• [Work to do]: Check each line of the material. Copy those containing "Give".

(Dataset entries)

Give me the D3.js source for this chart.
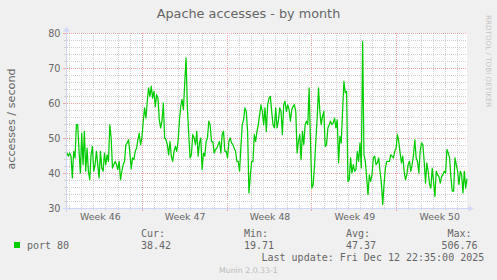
<!DOCTYPE html>
<html>
<head>
<meta charset="utf-8">
<script src="https://cdn.jsdelivr.net/npm/d3@7"></script>
<style>
  html, body { margin: 0; padding: 0; background: #f0f0f0; }
  svg { display: block; }
  text { font-family: "DejaVu Sans", sans-serif; fill: #666; }
  .mono { font-family: "DejaVu Sans Mono", monospace; }
</style>
</head>
<body>
<svg id="chart" width="497" height="280"></svg>
<script>
const title = "Apache accesses - by month";
const yLabel = "accesses / second";
const yTicks = [30, 40, 50, 60, 70, 80];
const seriesName = "port 80";
const legendHeads = ["Cur:", "Min:", "Avg:", "Max:"];
const legendValues = ["38.42", "19.71", "47.37", "506.76"];
const lastUpdate = "Last update: Fri Dec 12 22:35:00 2025";
const version = "Munin 2.0.33-1";

// 33 day window, samples evenly spaced over it
const start = new Date(Date.UTC(2025, 10, 9, 20, 0));
const end = new Date(Date.UTC(2025, 11, 12, 20, 0));

// accesses / second (first part, up to ~Nov 24)
const accessesA = [
  45.7, 44.8, 45.7, 44.8, 38.6, 46.2, 44.3, 53.8, 53.8, 46.2,
  40.0, 51.4, 42.4, 51.9, 40.5, 47.1, 40.5, 38.1, 45.2, 47.6,
  40.5, 42.4, 46.2, 42.4, 38.6, 46.2, 41.4, 40.5, 45.7, 42.4,
  45.2, 43.3, 53.8, 50.0, 41.4, 42.4, 43.3, 42.4, 41.0, 43.3,
  38.1, 40.5, 42.4, 43.3, 48.1, 48.6, 49.5, 45.7, 41.2, 44.3,
  43.8, 46.2, 47.1, 49.5, 51.4, 48.1, 50.0, 54.8, 58.6, 55.7,
  60.5, 64.3, 61.9, 64.8, 61.4, 63.3, 59.0, 62.4, 61.4, 55.2,
  52.9, 54.8, 60.0, 50.0, 49.5, 48.1, 45.2, 49.0, 44.8, 43.3,
  46.2, 47.6, 46.2, 49.0, 54.8, 59.0, 61.0, 58.1, 65.7, 72.9,
  58.6, 51.0, 44.3, 45.2, 51.0, 50.0, 48.1, 51.9, 44.8, 48.6,
  50.0, 41.0, 45.7, 44.8, 49.0, 50.0, 54.8, 53.8, 49.0, 49.0,
  45.7, 46.7, 47.1, 48.1, 49.0, 45.7, 51.0, 51.9, 46.2, 46.2,
  44.3, 49.0, 50.0, 48.6, 48.1, 47.1, 46.2, 43.3, 43.3, 40.5,
  47.6, 53.8, 55.2, 58.6, 57.6, 51.9, 34.3
];

// second part, up to the last update
const accessesB = [
  39.0, 43.3, 43.3, 51.0, 49.0, 51.9, 53.8, 56.7, 59.5, 57.6,
  53.8, 58.6, 51.9, 59.5, 61.4, 61.9, 57.6, 53.8, 52.9, 58.6,
  52.9, 54.8, 58.6, 57.6, 51.0, 59.5, 60.5, 57.6, 59.5, 58.1,
  54.8, 58.1, 59.0, 59.5, 57.6, 45.7, 49.0, 51.0, 43.8, 51.9,
  48.1, 53.8, 54.8, 53.8, 64.3, 49.0, 35.7, 36.7, 41.9, 49.0,
  55.7, 64.3, 57.6, 53.8, 56.2, 57.6, 47.6, 48.1, 52.9, 53.8,
  54.8, 53.8, 54.3, 55.7, 52.9, 55.2, 42.9, 50.5, 48.6, 57.6,
  66.2, 62.9, 63.3, 37.6, 38.1, 44.3, 40.0, 42.4, 40.5, 41.0,
  46.2, 43.3, 48.6, 41.4, 77.6, 45.2, 43.3, 38.6, 33.8, 39.5,
  37.6, 39.5, 44.3, 44.8, 42.4, 42.9, 44.3, 40.5, 37.1, 31.0,
  36.7, 41.4, 43.3, 43.3, 43.3, 45.2, 44.8, 44.3, 46.2, 47.1,
  51.0, 49.0, 45.7, 42.9, 44.8, 40.5, 38.1, 39.5, 42.4, 43.3,
  40.5, 42.4, 45.2, 49.5, 44.3, 43.3, 40.0, 46.2, 48.6, 48.1,
  43.3, 37.1, 42.9, 40.5, 36.7, 35.7, 41.4, 37.6, 33.3, 40.5,
  39.5, 39.0, 37.1, 39.0, 39.5, 40.5, 40.0, 46.7, 45.7, 44.3,
  38.6, 34.8, 34.8, 44.3, 42.4, 40.5, 36.7, 40.5, 39.5, 34.3,
  40.5, 35.7, 38.4
];

const values = accessesA.concat(accessesB);
const step = (end - start) / (values.length - 1);
const data = values.map((v, i) => ({ t: new Date(+start + i * step), v }));

const svg = d3.select("#chart");
const x = d3.scaleUtc().domain([start, end]).range([67, 467]);
const y = d3.scaleLinear().domain([30, 80]).range([208, 33]);
const px = v => Math.round(v) + 0.5;

const minorCol = "#cfcfcf";
const majorCol = "#f2a3a3";
const axisCol = "#cfd6f8";

// canvas
svg.append("rect")
  .attr("x", 67).attr("y", 33)
  .attr("width", 400).attr("height", 175)
  .attr("fill", "#fff");

const grid = svg.append("g").attr("fill", "none").attr("stroke-width", 1);

// vertical grid: days minor, weeks (sunday) major
const days = d3.utcDay.range(d3.utcDay.ceil(start), end);
const sundays = d3.utcSunday.range(d3.utcSunday.ceil(start), end);
const isSunday = d => d.getUTCDay() === 0;

grid.selectAll(".vminor")
  .data(days.filter(d => !isSunday(d)))
  .join("g")
  .each(function(d) {
    const g = d3.select(this);
    const xx = px(x(d));
    g.append("line").attr("x1", xx).attr("x2", xx).attr("y1", 33).attr("y2", 208)
      .attr("stroke", minorCol).attr("stroke-dasharray", "1,1");
    g.append("line").attr("x1", xx).attr("x2", xx).attr("y1", 208).attr("y2", 210)
      .attr("stroke", minorCol);
  });

grid.selectAll(".vmajor")
  .data(sundays)
  .join("g")
  .each(function(d) {
    const g = d3.select(this);
    const xx = px(x(d));
    g.append("line").attr("x1", xx).attr("x2", xx).attr("y1", 33).attr("y2", 208)
      .attr("stroke", majorCol).attr("stroke-dasharray", "1,1");
    g.append("line").attr("x1", xx).attr("x2", xx).attr("y1", 208).attr("y2", 211)
      .attr("stroke", majorCol);
  });

// horizontal grid: every 2 minor, every 10 major
const yMinor = d3.range(32, 80, 2).filter(v => v % 10 !== 0);

grid.selectAll(".hminor")
  .data(yMinor)
  .join("g")
  .each(function(d) {
    const g = d3.select(this);
    const yy = px(y(d));
    g.append("line").attr("x1", 67).attr("x2", 467).attr("y1", yy).attr("y2", yy)
      .attr("stroke", minorCol).attr("stroke-dasharray", "1,1");
    g.append("line").attr("x1", 64).attr("x2", 67).attr("y1", yy).attr("y2", yy)
      .attr("stroke", minorCol);
  });

grid.selectAll(".hmajor")
  .data(yTicks)
  .join("g")
  .each(function(d) {
    const g = d3.select(this);
    const yy = px(y(d));
    g.append("line").attr("x1", 67).attr("x2", 467).attr("y1", yy).attr("y2", yy)
      .attr("stroke", majorCol).attr("stroke-dasharray", "1,1");
    g.append("line").attr("x1", 63).attr("x2", 67).attr("y1", yy).attr("y2", yy)
      .attr("stroke", majorCol);
  });

// axes + arrows
svg.append("line").attr("x1", 63).attr("x2", 471).attr("y1", 208.5).attr("y2", 208.5)
  .attr("stroke", axisCol);
svg.append("line").attr("x1", 66.5).attr("x2", 66.5).attr("y1", 212).attr("y2", 29)
  .attr("stroke", axisCol);
svg.append("path").attr("d", "M468.5,205.5L473.5,208.5L468.5,211.5Z").attr("fill", axisCol);
svg.append("path").attr("d", "M63.5,31.5L66.5,26.5L69.5,31.5Z").attr("fill", axisCol);

// data line
svg.append("path")
  .datum(data)
  .attr("fill", "none")
  .attr("stroke", "#00cc00")
  .attr("stroke-width", 1.25)
  .attr("stroke-linejoin", "round")
  .attr("d", d3.line().x(d => x(d.t)).y(d => y(d.v)));

// y tick labels
svg.append("g").selectAll("text")
  .data(yTicks)
  .join("text")
  .attr("x", 60.5)
  .attr("y", d => y(d) + 3.6)
  .attr("text-anchor", "end")
  .attr("font-size", 9.7)
  .text(d => d);

// week labels, centred in each week
const weekFmt = d3.utcFormat("%V");
const weekMids = d3.utcSunday.range(d3.utcSunday.floor(start), end)
  .map(s => new Date(+s + 3.5 * 864e5))
  .filter(m => x(m) > 67 && x(m) < 467);

svg.append("g").selectAll("text")
  .data(weekMids)
  .join("text")
  .attr("x", d => x(d) + 1)
  .attr("y", 220)
  .attr("text-anchor", "middle")
  .attr("font-size", 9.4)
  .text(d => "Week " + weekFmt(d));

// title and axis title
svg.append("text")
  .attr("x", 248.5).attr("y", 18)
  .attr("text-anchor", "middle")
  .attr("font-size", 12.8)
  .text(title);

svg.append("text")
  .attr("transform", "translate(15,119) rotate(-90)")
  .attr("text-anchor", "middle")
  .attr("font-size", 11.2)
  .text(yLabel);

// watermark
svg.append("text")
  .attr("transform", "translate(486.3,15) rotate(90)")
  .attr("font-size", 7.2)
  .style("fill", "#c6c6c6")
  .text("RRDTOOL / TOBI OETIKER");

// legend
const legend = svg.append("g").attr("class", "mono").attr("font-size", 10);
const colX = [141, 244, 346, 447.5];
const valX = [141, 244, 346, 441.5];

legend.append("rect")
  .attr("x", 14).attr("y", 242)
  .attr("width", 6).attr("height", 6)
  .attr("fill", "#00cc00");

legend.append("text").attr("class", "mono")
  .attr("x", 27).attr("y", 249.3).text(seriesName);

legend.selectAll(".head")
  .data(legendHeads)
  .join("text")
  .attr("class", "mono")
  .attr("x", (d, i) => colX[i]).attr("y", 237.3)
  .text(d => d);

legend.selectAll(".val")
  .data(legendValues)
  .join("text")
  .attr("class", "mono")
  .attr("x", (d, i) => valX[i]).attr("y", 249.3)
  .text(d => d);

legend.append("text").attr("class", "mono")
  .attr("x", 261.5).attr("y", 260.8).text(lastUpdate);

svg.append("text")
  .attr("x", 219).attr("y", 272.7)
  .attr("font-size", 7.8)
  .style("fill", "#bbbbbb")
  .text(version);
</script>
</body>
</html>
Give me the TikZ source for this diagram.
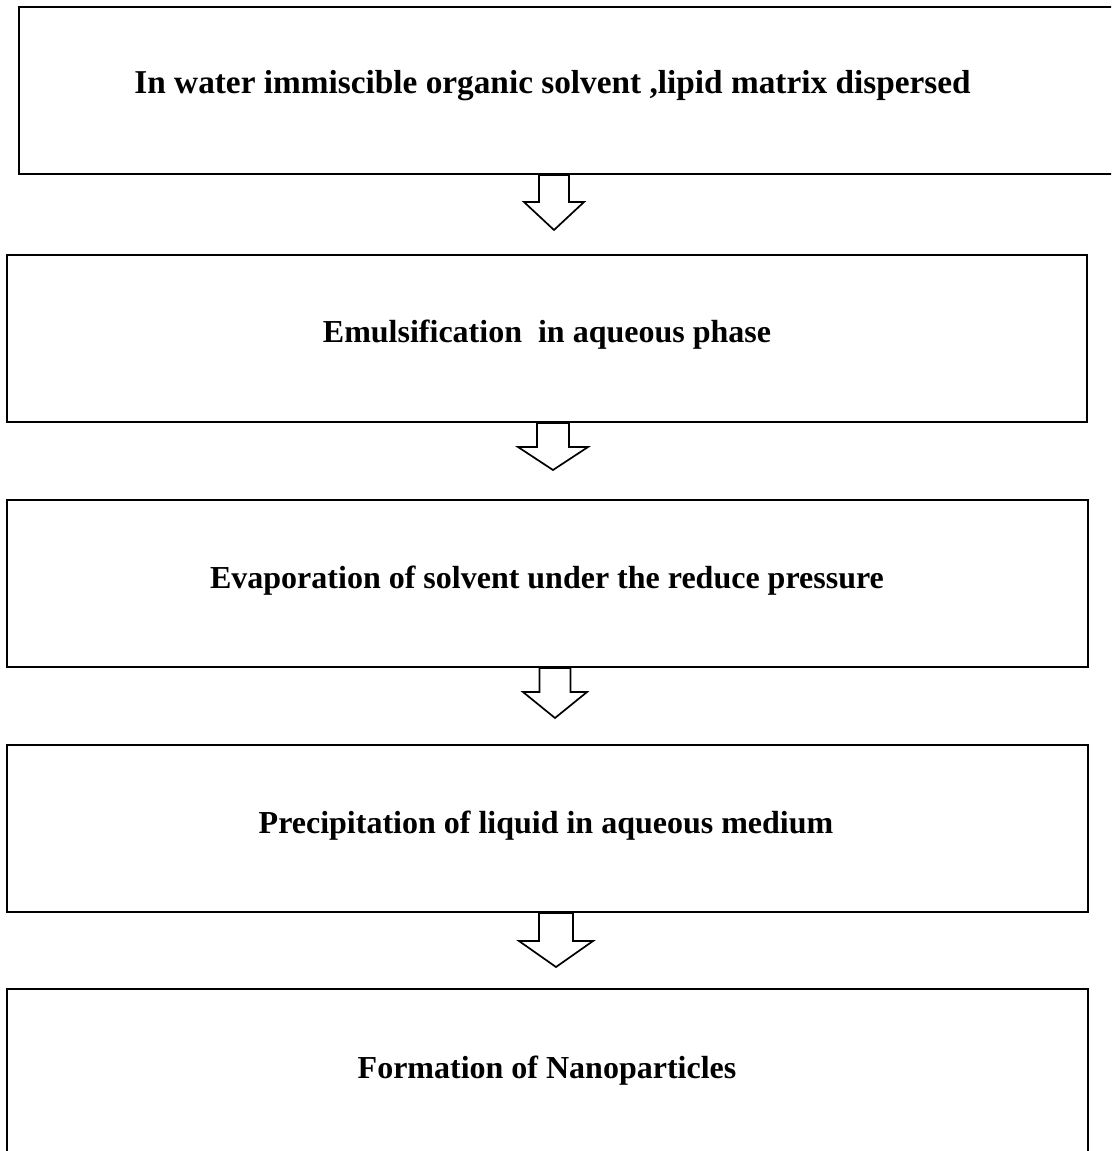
\documentclass[tikz,border=0pt]{standalone}
\usepackage{fontspec}
\setmainfont{Liberation Serif}
\begin{document}
\begin{tikzpicture}[x=1pt,y=-1pt,
  box/.style={draw=black,line width=2.3pt,rectangle,inner sep=0pt},
  txt/.style={anchor=base,inner sep=0pt,font=\fontsize{32}{38}\selectfont\bfseries},
  arr/.style={draw=black,fill=white,line width=1.7pt,line join=miter}]
\useasboundingbox (0,0) rectangle (1111,1151);
\clip (0,0) rectangle (1111,1151);
\newcommand\flowarrow[6]{\draw[arr] ({#1-#5},#2) -- ({#1+#5},#2) -- ({#1+#5},#3) -- ({#1+#6},#3) -- (#1,#4) -- ({#1-#6},#3) -- ({#1-#5},#3) -- cycle;}
% arrows
\flowarrow{554}{175}{202}{230}{15}{30}
\flowarrow{553}{423}{447}{470}{16}{35}
\flowarrow{555}{668}{692}{718}{15.5}{32}
\flowarrow{556}{913}{941}{967}{17}{37}
% boxes
\node[box,minimum width=1106pt,minimum height=167pt] (b1) at (572,90.5) {};
\node[box,minimum width=1080pt,minimum height=167pt] (b2) at (547,338.5) {};
\node[box,minimum width=1081pt,minimum height=167pt] (b3) at (547.5,583.5) {};
\node[box,minimum width=1081pt,minimum height=167pt] (b4) at (547.5,828.5) {};
\node[box,minimum width=1081pt,minimum height=181pt] (b5) at (547.5,1079.5) {};
% texts
\node[txt,font=\fontsize{33.3}{40}\selectfont\bfseries] (t1) at (552.5,93) {In water immiscible organic solvent ,lipid matrix dispersed};
\node[txt] (t2) at (547,342) {Emulsification\ \ in aqueous phase};
\node[txt] (t3) at (547,588) {Evaporation of solvent under the reduce pressure};
\node[txt] (t4) at (546,833) {Precipitation of liquid in aqueous medium};
\node[txt] (t5) at (547,1078) {Formation of Nanoparticles};
\end{tikzpicture}
\end{document}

• [Result of this task]:
Give me the D3.js source for this chart.
Give me the TikZ source for this diagram.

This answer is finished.